Speaking of semicolons, she's re-doing my website and I'm pretty sure that's the technique she's using too. I agree that if it's done well, it looks awesome, and I feel I could bring this back around to the typewriter thing and Nietzsche from above but instead I will just tell you I'm on 231.

adam: You're very welcome. I guess then that I have too. One of them was even about dense, interesting pieces. I'm not sure if that's meta, or just interesting.

Meghan said...

It seemed like he was implying Nietzsche's writing got worse--quoting the guy who said it turned to puns and aphorisms (connoting more shallow content). But either way, it's totally a subjective judgment. I think it's really interesting to suggest a link between contemporary prose styling (& possibly associated brain function!) and composition on a computer, versus more classic styles and pen/paper/typewriter and so on. I mean, neat stuff. But to claim either is a better kind of prose kinda bothers me... maybe it's just my vaguely post-modernish cultural lens talking. I didn't mean to sound so down on the article in my first comment, I did think it was fascinating. I guess "Is Google making us stupid?" was just one of those pithy sound-bite headlines and I didn't like that angle being played up when parts of the article were in fact more nuanced. Which, well, hey Meghan, meet Publishing Media. =)

Anonymous said...

The handwriting website style trend has really freaked me out the past two weeks... I started to realize how many people do it and do it well.

I seriously had no idea when we discussed the look for your site.

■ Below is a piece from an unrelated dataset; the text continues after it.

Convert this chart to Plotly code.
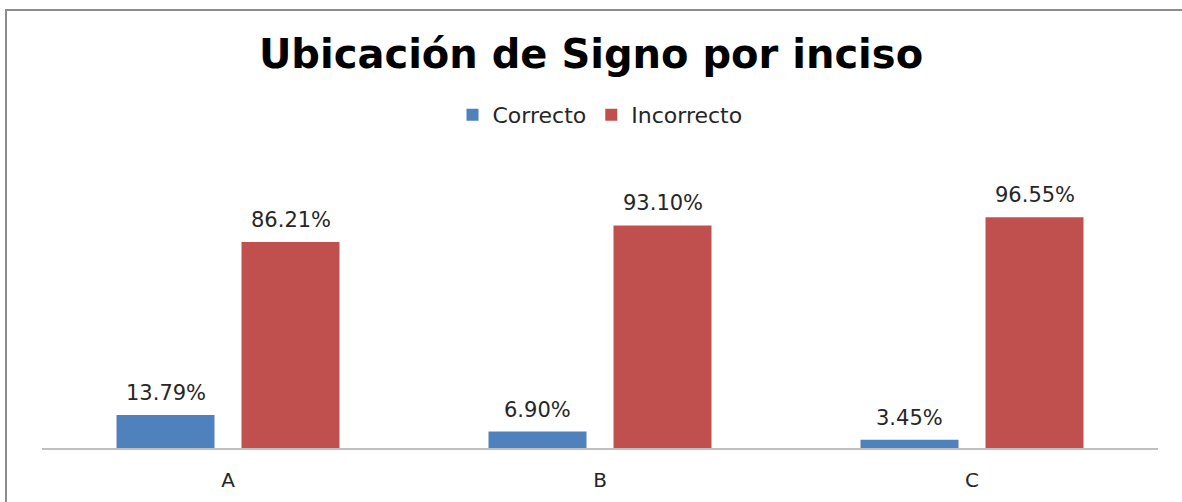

We clearly just wanted to avoid a rigid, mechical, and typical website. You are none of those adjectives, obvs.

Adam Tiller said...

re: Nietzsche's later writing

Keep in mind that N was writing philosophy, not literature. His later (I now know post-typewriter) work is decidedly murkier, and in that sense it is worse. That's not to say there weren't good ideas in there (in fact, I think a lot of the work in philosophy for my generation will be mining the generally terrible writing of 20th century Europe for good ideas), but there's not a lot of good philosophy being done.